### TASK REQUIREMENTS
Transcribe the lines below verbatim, skipping the images.

Records from a collection

──────────

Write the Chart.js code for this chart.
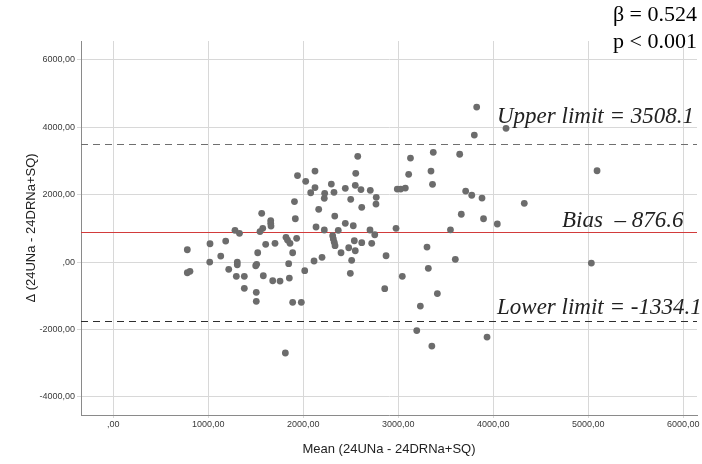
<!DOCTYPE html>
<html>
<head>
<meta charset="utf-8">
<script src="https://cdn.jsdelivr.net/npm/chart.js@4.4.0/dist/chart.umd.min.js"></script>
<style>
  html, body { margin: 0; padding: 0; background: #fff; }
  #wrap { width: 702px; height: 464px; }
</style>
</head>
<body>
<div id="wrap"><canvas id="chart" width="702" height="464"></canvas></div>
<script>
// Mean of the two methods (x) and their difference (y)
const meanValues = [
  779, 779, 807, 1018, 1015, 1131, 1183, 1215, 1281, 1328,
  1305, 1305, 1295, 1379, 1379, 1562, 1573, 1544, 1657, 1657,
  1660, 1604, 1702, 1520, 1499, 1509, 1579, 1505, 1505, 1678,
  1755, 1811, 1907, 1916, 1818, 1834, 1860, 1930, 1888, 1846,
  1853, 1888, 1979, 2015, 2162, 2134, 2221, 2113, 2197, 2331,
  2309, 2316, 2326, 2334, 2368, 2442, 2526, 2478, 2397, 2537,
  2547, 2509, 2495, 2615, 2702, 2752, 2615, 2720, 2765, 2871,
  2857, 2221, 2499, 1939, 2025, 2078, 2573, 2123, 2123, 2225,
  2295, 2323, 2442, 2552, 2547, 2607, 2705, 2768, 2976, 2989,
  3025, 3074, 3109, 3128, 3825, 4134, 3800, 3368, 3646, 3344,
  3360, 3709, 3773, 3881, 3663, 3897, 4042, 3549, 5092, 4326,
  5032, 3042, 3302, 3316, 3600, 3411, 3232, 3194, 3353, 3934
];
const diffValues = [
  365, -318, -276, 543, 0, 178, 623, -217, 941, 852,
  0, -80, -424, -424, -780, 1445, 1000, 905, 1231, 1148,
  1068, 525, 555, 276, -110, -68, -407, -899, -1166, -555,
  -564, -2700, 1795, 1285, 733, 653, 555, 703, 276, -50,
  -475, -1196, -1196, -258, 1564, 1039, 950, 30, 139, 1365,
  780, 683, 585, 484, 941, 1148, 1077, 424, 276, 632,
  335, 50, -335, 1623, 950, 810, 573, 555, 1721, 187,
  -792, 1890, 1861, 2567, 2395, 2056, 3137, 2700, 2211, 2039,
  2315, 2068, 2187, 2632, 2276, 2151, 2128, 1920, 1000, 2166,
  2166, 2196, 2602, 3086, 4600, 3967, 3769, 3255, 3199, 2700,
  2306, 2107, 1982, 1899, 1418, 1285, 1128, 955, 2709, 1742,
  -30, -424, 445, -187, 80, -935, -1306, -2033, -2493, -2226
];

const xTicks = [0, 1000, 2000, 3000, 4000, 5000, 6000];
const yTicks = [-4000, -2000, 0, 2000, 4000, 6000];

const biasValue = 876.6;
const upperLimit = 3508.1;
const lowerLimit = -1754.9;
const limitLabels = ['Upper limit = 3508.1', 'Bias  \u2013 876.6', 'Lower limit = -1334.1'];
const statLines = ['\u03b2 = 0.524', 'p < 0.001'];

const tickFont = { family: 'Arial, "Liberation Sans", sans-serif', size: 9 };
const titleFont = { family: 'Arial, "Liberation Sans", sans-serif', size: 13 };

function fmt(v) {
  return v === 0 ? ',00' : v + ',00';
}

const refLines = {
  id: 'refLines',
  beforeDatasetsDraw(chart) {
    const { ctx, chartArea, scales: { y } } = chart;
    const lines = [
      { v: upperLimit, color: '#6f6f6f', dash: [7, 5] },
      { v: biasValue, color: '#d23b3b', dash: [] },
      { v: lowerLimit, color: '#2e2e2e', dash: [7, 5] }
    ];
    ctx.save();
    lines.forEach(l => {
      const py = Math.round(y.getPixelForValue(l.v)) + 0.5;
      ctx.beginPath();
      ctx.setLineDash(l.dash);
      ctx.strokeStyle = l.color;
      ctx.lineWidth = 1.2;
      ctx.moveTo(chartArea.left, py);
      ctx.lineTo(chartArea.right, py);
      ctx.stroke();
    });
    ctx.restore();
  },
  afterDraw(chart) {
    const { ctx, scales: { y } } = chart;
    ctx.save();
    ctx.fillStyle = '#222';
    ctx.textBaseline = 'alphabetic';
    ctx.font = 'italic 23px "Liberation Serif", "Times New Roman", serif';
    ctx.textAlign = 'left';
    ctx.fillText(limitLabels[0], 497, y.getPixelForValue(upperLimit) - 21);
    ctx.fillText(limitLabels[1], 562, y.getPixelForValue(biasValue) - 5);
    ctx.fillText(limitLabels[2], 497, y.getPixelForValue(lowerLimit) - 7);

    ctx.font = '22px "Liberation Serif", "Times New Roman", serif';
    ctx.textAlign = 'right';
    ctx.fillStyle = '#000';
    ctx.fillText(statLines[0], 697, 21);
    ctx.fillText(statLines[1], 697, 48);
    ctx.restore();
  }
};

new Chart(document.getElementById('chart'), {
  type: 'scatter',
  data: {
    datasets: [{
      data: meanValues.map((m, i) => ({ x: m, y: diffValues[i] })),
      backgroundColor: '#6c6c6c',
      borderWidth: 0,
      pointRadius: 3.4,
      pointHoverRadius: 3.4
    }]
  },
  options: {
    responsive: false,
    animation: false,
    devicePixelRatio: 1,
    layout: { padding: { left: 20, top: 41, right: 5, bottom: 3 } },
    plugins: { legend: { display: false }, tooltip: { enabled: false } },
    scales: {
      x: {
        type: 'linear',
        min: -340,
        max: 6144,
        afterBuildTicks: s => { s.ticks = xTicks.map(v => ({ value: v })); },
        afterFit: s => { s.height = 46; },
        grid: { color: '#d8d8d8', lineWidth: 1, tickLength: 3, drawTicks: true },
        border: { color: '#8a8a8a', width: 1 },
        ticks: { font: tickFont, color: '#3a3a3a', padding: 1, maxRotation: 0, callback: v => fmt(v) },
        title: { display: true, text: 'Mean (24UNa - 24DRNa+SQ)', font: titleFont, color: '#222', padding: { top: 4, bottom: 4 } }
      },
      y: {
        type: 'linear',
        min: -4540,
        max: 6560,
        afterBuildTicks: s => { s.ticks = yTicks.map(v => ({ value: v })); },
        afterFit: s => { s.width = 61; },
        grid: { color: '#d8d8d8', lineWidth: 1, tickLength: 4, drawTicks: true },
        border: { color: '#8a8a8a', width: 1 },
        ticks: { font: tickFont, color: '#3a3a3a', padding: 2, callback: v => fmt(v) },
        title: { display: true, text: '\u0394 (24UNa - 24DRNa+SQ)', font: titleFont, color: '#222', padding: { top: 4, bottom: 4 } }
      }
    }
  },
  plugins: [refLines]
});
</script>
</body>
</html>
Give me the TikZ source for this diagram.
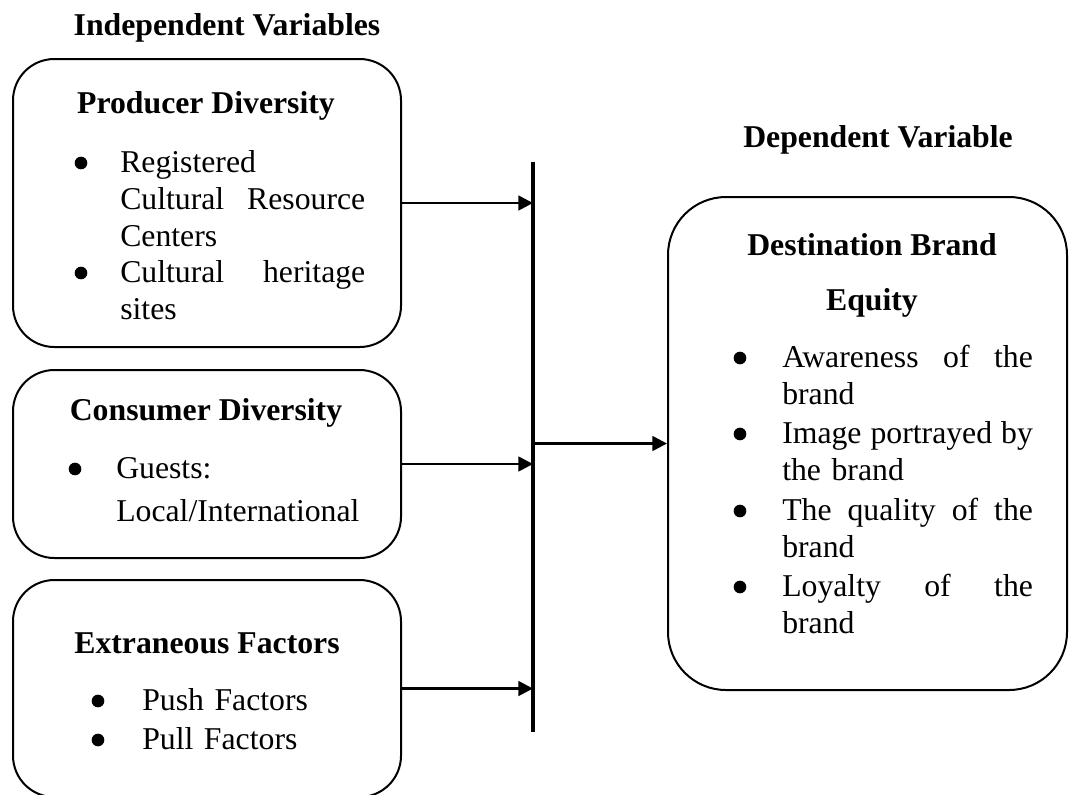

──────────

### OUTPUT BELOW
Write the Chart.js code for this chart.
<!DOCTYPE html>
<html>
<head>
<meta charset="utf-8">
<script src="https://cdn.jsdelivr.net/npm/chart.js@4.4.0/dist/chart.umd.min.js"></script>
<style>
  html, body { margin: 0; padding: 0; background: #fff; }
  #wrap { width: 702px; height: 464px; }
</style>
</head>
<body>
<div id="wrap"><canvas id="chart" width="702" height="464"></canvas></div>
<script>
// Mean of the two methods (x) and their difference (y)
const meanValues = [
  779, 779, 807, 1018, 1015, 1131, 1183, 1215, 1281, 1328,
  1305, 1305, 1295, 1379, 1379, 1562, 1573, 1544, 1657, 1657,
  1660, 1604, 1702, 1520, 1499, 1509, 1579, 1505, 1505, 1678,
  1755, 1811, 1907, 1916, 1818, 1834, 1860, 1930, 1888, 1846,
  1853, 1888, 1979, 2015, 2162, 2134, 2221, 2113, 2197, 2331,
  2309, 2316, 2326, 2334, 2368, 2442, 2526, 2478, 2397, 2537,
  2547, 2509, 2495, 2615, 2702, 2752, 2615, 2720, 2765, 2871,
  2857, 2221, 2499, 1939, 2025, 2078, 2573, 2123, 2123, 2225,
  2295, 2323, 2442, 2552, 2547, 2607, 2705, 2768, 2976, 2989,
  3025, 3074, 3109, 3128, 3825, 4134, 3800, 3368, 3646, 3344,
  3360, 3709, 3773, 3881, 3663, 3897, 4042, 3549, 5092, 4326,
  5032, 3042, 3302, 3316, 3600, 3411, 3232, 3194, 3353, 3934
];
const diffValues = [
  365, -318, -276, 543, 0, 178, 623, -217, 941, 852,
  0, -80, -424, -424, -780, 1445, 1000, 905, 1231, 1148,
  1068, 525, 555, 276, -110, -68, -407, -899, -1166, -555,
  -564, -2700, 1795, 1285, 733, 653, 555, 703, 276, -50,
  -475, -1196, -1196, -258, 1564, 1039, 950, 30, 139, 1365,
  780, 683, 585, 484, 941, 1148, 1077, 424, 276, 632,
  335, 50, -335, 1623, 950, 810, 573, 555, 1721, 187,
  -792, 1890, 1861, 2567, 2395, 2056, 3137, 2700, 2211, 2039,
  2315, 2068, 2187, 2632, 2276, 2151, 2128, 1920, 1000, 2166,
  2166, 2196, 2602, 3086, 4600, 3967, 3769, 3255, 3199, 2700,
  2306, 2107, 1982, 1899, 1418, 1285, 1128, 955, 2709, 1742,
  -30, -424, 445, -187, 80, -935, -1306, -2033, -2493, -2226
];

const xTicks = [0, 1000, 2000, 3000, 4000, 5000, 6000];
const yTicks = [-4000, -2000, 0, 2000, 4000, 6000];

const biasValue = 876.6;
const upperLimit = 3508.1;
const lowerLimit = -1754.9;
const limitLabels = ['Upper limit = 3508.1', 'Bias  \u2013 876.6', 'Lower limit = -1334.1'];
const statLines = ['\u03b2 = 0.524', 'p < 0.001'];

const tickFont = { family: 'Arial, "Liberation Sans", sans-serif', size: 9 };
const titleFont = { family: 'Arial, "Liberation Sans", sans-serif', size: 13 };

function fmt(v) {
  return v === 0 ? ',00' : v + ',00';
}

const refLines = {
  id: 'refLines',
  beforeDatasetsDraw(chart) {
    const { ctx, chartArea, scales: { y } } = chart;
    const lines = [
      { v: upperLimit, color: '#6f6f6f', dash: [7, 5] },
      { v: biasValue, color: '#d23b3b', dash: [] },
      { v: lowerLimit, color: '#2e2e2e', dash: [7, 5] }
    ];
    ctx.save();
    lines.forEach(l => {
      const py = Math.round(y.getPixelForValue(l.v)) + 0.5;
      ctx.beginPath();
      ctx.setLineDash(l.dash);
      ctx.strokeStyle = l.color;
      ctx.lineWidth = 1.2;
      ctx.moveTo(chartArea.left, py);
      ctx.lineTo(chartArea.right, py);
      ctx.stroke();
    });
    ctx.restore();
  },
  afterDraw(chart) {
    const { ctx, scales: { y } } = chart;
    ctx.save();
    ctx.fillStyle = '#222';
    ctx.textBaseline = 'alphabetic';
    ctx.font = 'italic 23px "Liberation Serif", "Times New Roman", serif';
    ctx.textAlign = 'left';
    ctx.fillText(limitLabels[0], 497, y.getPixelForValue(upperLimit) - 21);
    ctx.fillText(limitLabels[1], 562, y.getPixelForValue(biasValue) - 5);
    ctx.fillText(limitLabels[2], 497, y.getPixelForValue(lowerLimit) - 7);

    ctx.font = '22px "Liberation Serif", "Times New Roman", serif';
    ctx.textAlign = 'right';
    ctx.fillStyle = '#000';
    ctx.fillText(statLines[0], 697, 21);
    ctx.fillText(statLines[1], 697, 48);
    ctx.restore();
  }
};

new Chart(document.getElementById('chart'), {
  type: 'scatter',
  data: {
    datasets: [{
      data: meanValues.map((m, i) => ({ x: m, y: diffValues[i] })),
      backgroundColor: '#6c6c6c',
      borderWidth: 0,
      pointRadius: 3.4,
      pointHoverRadius: 3.4
    }]
  },
  options: {
    responsive: false,
    animation: false,
    devicePixelRatio: 1,
    layout: { padding: { left: 20, top: 41, right: 5, bottom: 3 } },
    plugins: { legend: { display: false }, tooltip: { enabled: false } },
    scales: {
      x: {
        type: 'linear',
        min: -340,
        max: 6144,
        afterBuildTicks: s => { s.ticks = xTicks.map(v => ({ value: v })); },
        afterFit: s => { s.height = 46; },
        grid: { color: '#d8d8d8', lineWidth: 1, tickLength: 3, drawTicks: true },
        border: { color: '#8a8a8a', width: 1 },
        ticks: { font: tickFont, color: '#3a3a3a', padding: 1, maxRotation: 0, callback: v => fmt(v) },
        title: { display: true, text: 'Mean (24UNa - 24DRNa+SQ)', font: titleFont, color: '#222', padding: { top: 4, bottom: 4 } }
      },
      y: {
        type: 'linear',
        min: -4540,
        max: 6560,
        afterBuildTicks: s => { s.ticks = yTicks.map(v => ({ value: v })); },
        afterFit: s => { s.width = 61; },
        grid: { color: '#d8d8d8', lineWidth: 1, tickLength: 4, drawTicks: true },
        border: { color: '#8a8a8a', width: 1 },
        ticks: { font: tickFont, color: '#3a3a3a', padding: 2, callback: v => fmt(v) },
        title: { display: true, text: '\u0394 (24UNa - 24DRNa+SQ)', font: titleFont, color: '#222', padding: { top: 4, bottom: 4 } }
      }
    }
  },
  plugins: [refLines]
});
</script>
</body>
</html>
Give me the TikZ source for this diagram.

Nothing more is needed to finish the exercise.